El mérito de los versos de Astronomías para nictálopes es haberse acercado delicadamente a cada hábitat en que el poeta estuvo presente, en un aquí y ahora valiosísimos e inextirpables. Su escritura lejos está de ese grado cero de la enunciación que tantos buscan, porque en ella cada surco reverbera en la memoria, cada samskara, es un momento a honrar en el continuo de los tiempos interminables de la dicha.
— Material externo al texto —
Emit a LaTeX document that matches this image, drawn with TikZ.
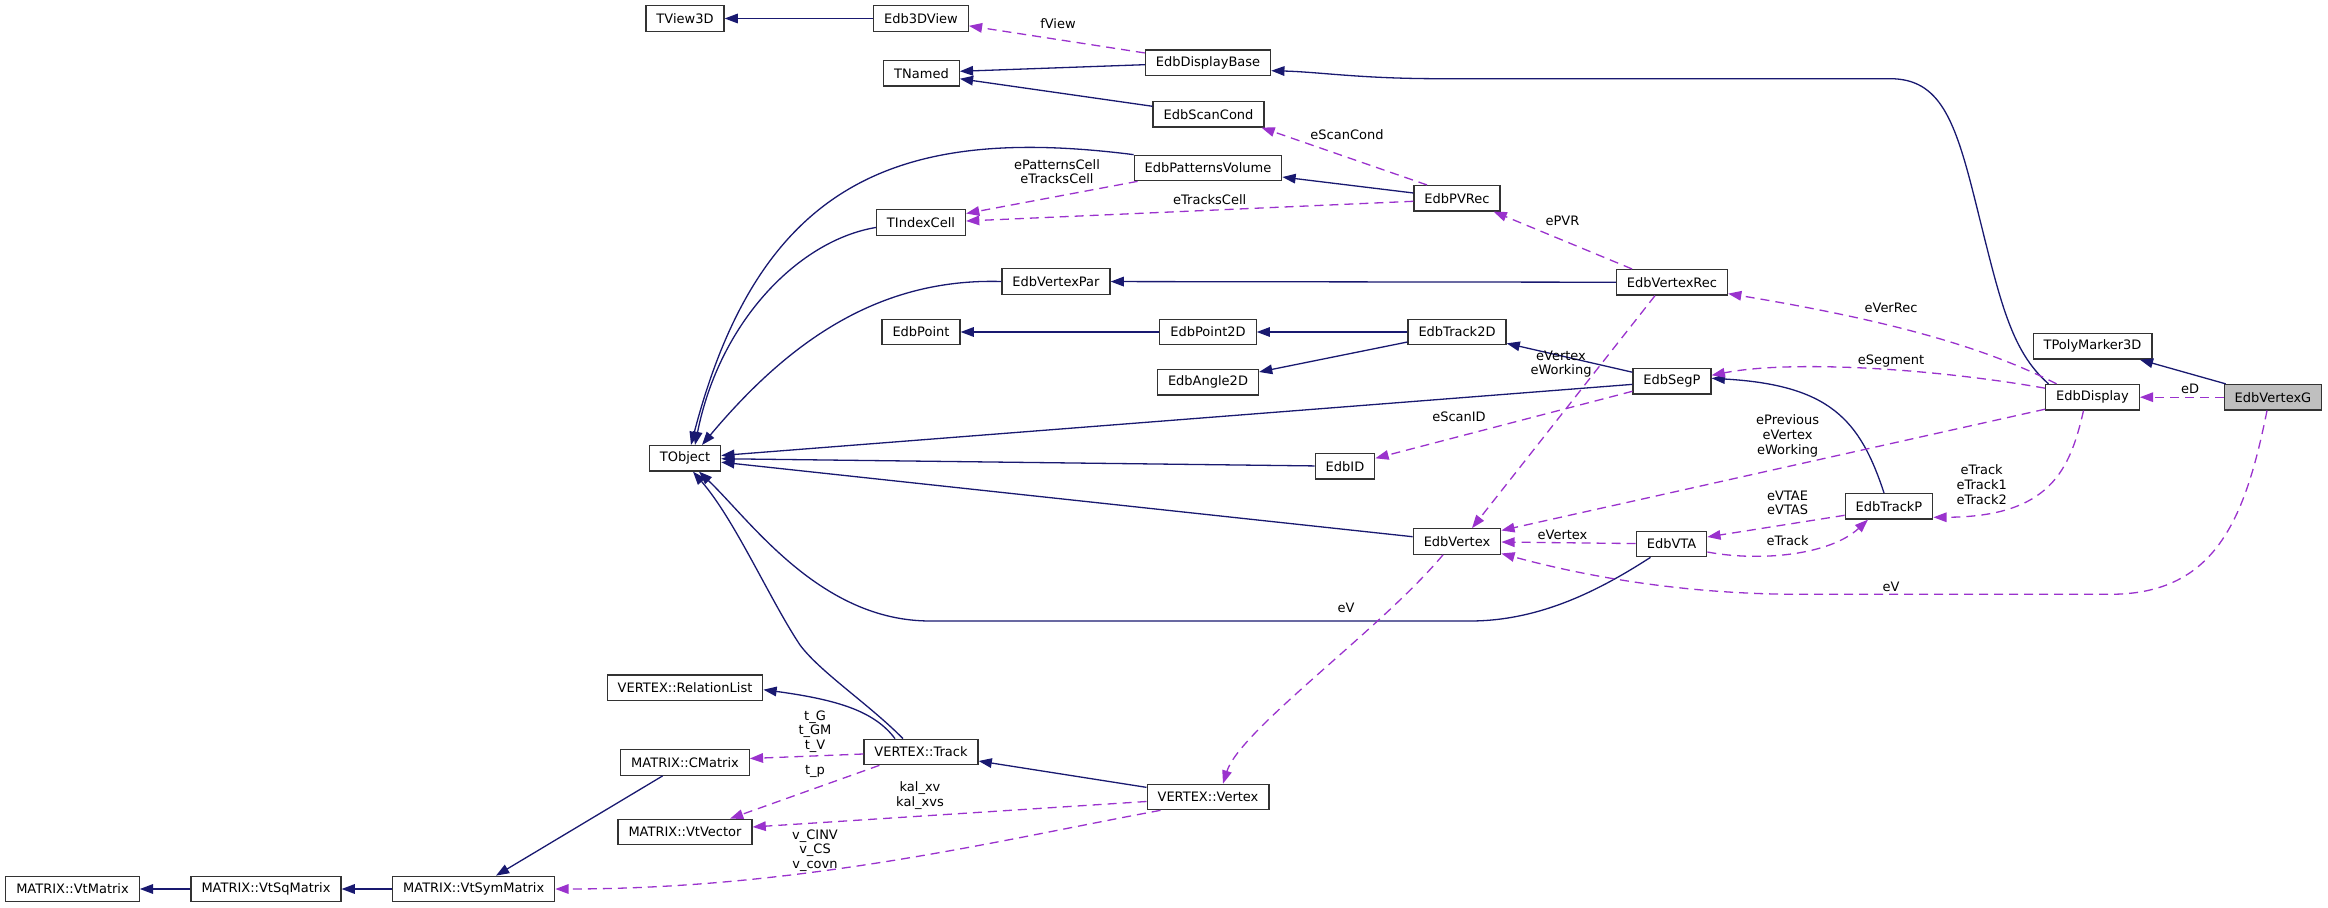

En esta poética se derrumban las nociones de tiempo y espacio, Meneguín es capaz de sentarse en el acantilado de Kuiper y, desde allí contemplar, a distancias siderales su hogar, nuestro planeta, esa esfera celeste y flotante que, en su órbita, repite una y otra vez el giro perpetuo y bienaventurado sobre sí mismo, meciendo los colores de su Concordia natal. Meneguín sabe que todo ha sido posible, porque todo le ha sido otorgado.